Under Meehan, the dockboss at each terminal paid tribute to him at 25 Bridge Street. Every laborer that was used to unload or load a ship or truck or freight rail had to first report to Dinny Meehan under the Manhattan Bridge. If a factory or warehouse in the neighborhood (like the Empire Stores warehousing units) refused to pay tribute, Meehan and the boys would steal from it. If a ship captain didn’t pay tribute, people like “Cinders” Connolly, one of Meehan’s men, would set it ablaze and loosen its ties to the pier bollards, letting it burn in the East River where all would watch. If a gang member talked too much, he’d be found in his bed with a gunshot to his face or with his hands tied behind his back in the New York Harbor. The gang was also hired as “starkers,” a term that is basically outdated today, which meant that, for example, the International Longshoremen’s Association (ILA) might hire the White Hand Gang to kill or maim a New York Dock Company employee who refused to pay their union dues. Or, by contrast, the New York Dock Company might hire the gang to kill a particularly obnoxious ILA man.

In any case, with Meehan as the leader, things were organized. Everyone knew who to go to when they needed a job or needed someone killed. Everyone knew what the rules were and the penalty for breaking them.

But, as Irish lore tells us, a leader of men will always be taken down from within, by his own followers. 

At right -- Wild Bill Lovett in a mug shot. He was a wily man who was a decorated World War I veteran and murderer. His mother wanted him to become a priest in the Irish tradition, but having grown up on Catherine Street on the Lower East Side of Manhattan where the Yake Brady Gang taught him how to survive, it was too late for young Bill to turn his morals around.

“Wild” Bill Lovett was five years younger than Dinny Meehan, and at the beginning of Prohibition in 1920, he started spreading ideas about getting in on the up-and-coming bootlegging and illegal distillery boom (an Irishtown tradition). He was a talented gangster with a wild temper when drunk, very intelligent sober. On top of that, he was a decorated veteran of the First World War. Something that gave him a powerful status of his own among the longshoremen gangsters, laborers and factory workers along the Brooklyn waterfront.

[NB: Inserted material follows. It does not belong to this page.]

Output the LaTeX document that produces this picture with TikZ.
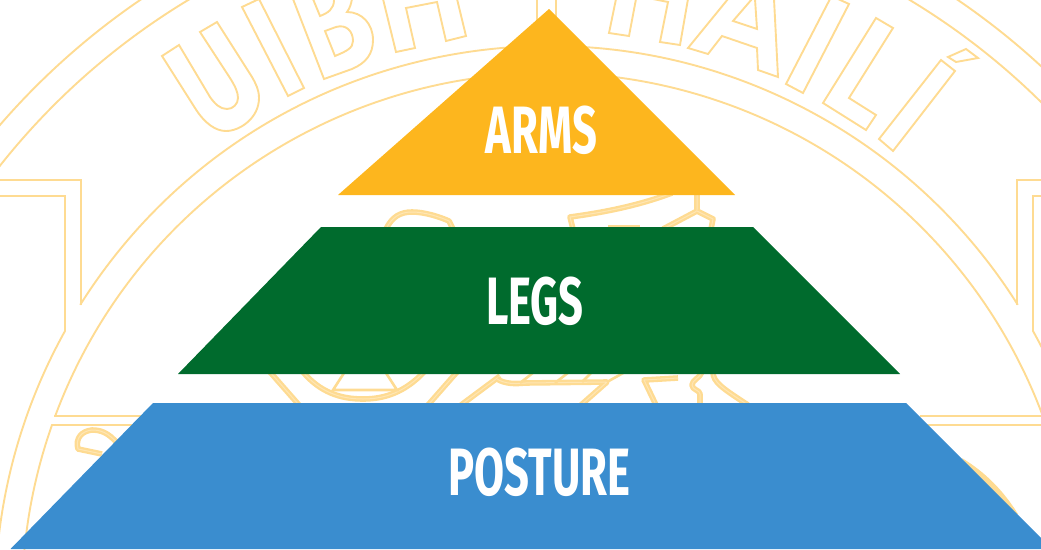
\documentclass[tikz,border=0pt]{standalone}
\usepackage{fontspec}
\newfontfamily\labelfont{Fira Sans}
\definecolor{CrestLine}{HTML}{FEDB92}
\definecolor{CrestPale}{HTML}{FEE6B4}
\definecolor{ArmsYellow}{HTML}{FDB61E}
\definecolor{LegsGreen}{HTML}{006B2D}
\definecolor{PostureBlue}{HTML}{3A8DCF}
\tikzset{
  crest/.style={draw=CrestLine,line width=1.9pt,line join=miter},
  band/.style={draw=CrestLine,line width=2.3pt,double=CrestPale,double distance=1pt,line join=round},
  tier/.style={text=white,font=\labelfont\bfseries\fontsize{67}{67}\selectfont,inner sep=0pt,anchor=base,xscale=0.65}
}

\begin{document}
\begin{tikzpicture}[x=1pt,y=1pt,yscale=-1]
  \useasboundingbox (0,0) rectangle (1041,549);
  \clip (0,0) rectangle (1041,549);
  \coordinate (Hub) at (549,600);

  % rings
  \draw [crest] (Hub) circle [radius=726];
  \draw [crest] (Hub) circle [radius=700];
  \draw [crest] (Hub) ++(212.2:554) arc [start angle=212.2,end angle=327.8,radius=554];
  \draw [crest] (Hub) ++(200.4:527) arc [start angle=200.4,end angle=339.6,radius=527];

  % ribbons, same on both sides
  \foreach \side in {1,-1}{%
    \begin{scope}[xshift=549pt,xscale=\side]
      \draw [crest] (-560,180) -- (-468,180) -- (-468,305);
      \draw [crest] (-560,196) -- (-484,196) -- (-484,331)
        arc [start angle=209.1,end angle=185,radius=554];
      \draw [crest] (-495,416) -- (-371,416);
      \draw [crest] (-371,425) -- (-497,425)
        arc [start angle=199.4,end angle=185,radius=527];
    \end{scope}
  }

  % letters of the crest
  \draw [crest] (162,56) -- (195,108) .. controls (205,124) and (216,131) .. (226,131)
    .. controls (240,131) and (259,118) .. (259,98) .. controls (259,90) and (256,84) .. (252,77)
    -- (217,22) -- (200,32) -- (230,78) .. controls (235,86) and (238,92) .. (238,98)
    .. controls (238,104) and (233,109) .. (227,109) .. controls (220,109) and (215,104) .. (210,97)
    -- (179,45) -- cycle;
  \draw [crest] (242,7) -- (259,-1) -- (304,88) -- (288,96) -- cycle;
  \draw [crest] (293,-1) -- (324,79) -- (352,69) .. controls (366,63) and (373,54) .. (373,40)
    .. controls (373,24) and (362,12) .. (347,12) .. controls (350,8) and (351,4) .. (352,-1);
  \draw [crest] (325,31) -- (336,27) .. controls (346,24) and (353,31) .. (353,41)
    .. controls (353,48) and (347,51) .. (335,56) -- cycle;
  \draw [crest] (313,-1) -- (320,16) .. controls (328,13) and (334,9) .. (334,0);
  \draw [crest] (383,-1) -- (396,52) -- (415,48) -- (406,8) -- (437,2) -- (446,41) -- (466,36) -- (457,-1);
  \draw [crest] (537,-1) -- (537,40);
  \draw [crest] (556,-1) -- (556,40);
  \draw [crest] (616,-1) -- (609,33) -- (629,36) -- (636,-1);
  \draw [crest] (653,-1) -- (668,2) -- (660,42) -- (680,45) -- (688,-1);
  \draw [crest] (728,-1) -- (688,48) -- (708,54) -- (722,36) -- (757,48) -- (758,70) -- (778,77) -- (774,-1);
  \draw [crest] (752,-1) -- (733,21) -- (757,29) -- (755,-1);
  \draw [crest] (830,-1) -- (786,84) -- (803,93) -- (849,4) -- (838,-1);
  \draw [crest] (876,18) -- (893,28) -- (849,98) -- (876,115) -- (866,130) -- (823,103) -- cycle;
  \draw [crest] (941,60) -- (955,71) -- (893,151) -- (879,139) -- cycle;
  \draw [crest] (948,57) -- (966,49) -- (978,58) -- (956,62) -- cycle;

  % emblem, what shows between the tiers
  \draw [band] (386,229) .. controls (392,217) and (400,212) .. (412,212)
    .. controls (425,212) and (440,217) .. (449,221) -- (453,229);
  \draw [band] (672,193) .. controls (640,205) and (607,212) .. (570,217) -- (573,229);
  \draw [band] (697,193) -- (697,211) -- (663,229);
  \draw [band] (697,211) -- (713,219) -- (711,229);
  \fill [CrestLine] (608,225) rectangle (640,229);

  \draw [band] (270,372) -- (299,405);
  \draw [band] (303,372) .. controls (320,392) and (340,399) .. (363,399)
    .. controls (385,399) and (405,392) .. (424,372);
  \draw [crest,line width=2.6pt] (344,373) -- (333,390) -- (397,390) -- (386,373);
  \draw [band] (457,372) -- (428,405);
  \draw [band] (500,376) -- (461,405);
  \draw [band] (497,379) .. controls (505,384) and (515,384) .. (525,383) -- (607,382) -- (581,405);
  \draw [crest,line width=2.6pt] (607,382) -- (625,372);
  \draw [crest,line width=2.6pt] (520,383) -- (534,372);
  \draw [crest,line width=2.6pt] (555,383) -- (569,372);
  \draw [crest,line width=2.6pt] (582,382) -- (592,372);
  \draw [band] (656,405) -- (644,380) -- (678,378);
  \draw [band] (702,372) .. controls (700,378) and (692,380) .. (692,385)
    .. controls (692,390) and (700,390) .. (700,394) -- (700,405);
  \draw [band] (713,372) .. controls (713,382) and (722,388) .. (748,405);
  \draw [band] (118,444) .. controls (108,432) and (100,430) .. (92,430)
    .. controls (82,431) and (75,438) .. (78,449) -- (102,454);
  \fill [CrestLine] (962,458) .. controls (985,472) and (1003,490) .. (1018,514) -- (1000,514) -- cycle;

  % tiers
  \fill [ArmsYellow] (549,9) -- (735,195) -- (338,195) -- cycle;
  \fill [LegsGreen] (321,227) -- (753,227) -- (900,374) -- (178,374) -- cycle;
  \fill [PostureBlue] (153,403) -- (906,403) -- (1052,549) -- (10.5,549) -- cycle;

  \node [tier] (arms) at (541.5,153) {ARMS};
  \node [tier] (legs) at (535,324) {LEGS};
  \node [tier] (posture) at (539.5,495) {POSTURE};
\end{tikzpicture}
\end{document}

Suddenly, the White Hand Gang that had enjoyed so much success and underground notoriety under Dinny Meehan from 1912 to early 1920 had two heads.

In the afternoon of March 31, 1920, among great changes in the underworld’s environment where many older-generation gangsters and organized criminals were being murdered and replaced with new, young turks, Dinny Meehan was shot multiple times while in bed with his wife Sadie, who was wounded in the shoulder. No one was charged for Meehan’s murder, but most everyone knew it was Wild Bill Lovett that either carried it out, or ordered it.

At right -- Richard "Pegleg" Lonergan, was run over by a trolley when he was eight years old and lost half a leg. He became heir to the White Hand Gang throne when his younger sister Anna married the gang's leader, Bill Lovett. After Lovett was murdered, "Richie" took over what was left of the dock gang.

From that point forward, chaos reigned within the White Hand Gang. Factions still loyal to Meehan attempted to murder Lovett many times and lower level Whitehanders made hits against each other in a tit-for-tat civil war. When Richard “Pegleg” Lonergan joined forces with Bill Lovett, his childhood friend from the Lower East Side, while at the same time the Meehan-faction’s chosen successor, Garry Barry had his throat slit with a razor in 1922, Lovett finally wrested control.

Although Lovett was on top, he soon wanted out after he married Anna Lonergan, Pegleg’s sister. The Lovett’s moved to Ridgefield Park, New Jersey and power was left to the volatile Pegleg Lonergan. But one night in November 1923, Lovett couldn’t resist and got drunk with his old buddies down in Brooklyn and by the end of the night, he was shot in the neck and bludgeoned to death and Pegleg Lonergan was now king of the dock gang.

During Lovett’s reign, however, the gang’s income had greatly decreased. The ILA had made great offers to care and protect the wages of the working man, Italians had taken complete control of the bootlegging racket, the police had tightened their grip in the area and the gang had been splintering due to Lovett’s drinking habits and lack of discipline. By the time the twenty two year-old Pegleg Lonergan took it over in late 1923, the White Hand Gang was a shell of what it was during the Meehan era of the mid-late 19-teens. No longer did the gang have the respect of the stevedoring companies, the ship owners, the factories and manufacturing plants or the immigrant longshoremen who had traditionally gone to the gang’s headquarters at 25 Bridge Street to pay the “boss” a stipend in order to get a day’s work in. They were essentially back to the way they were before 1912.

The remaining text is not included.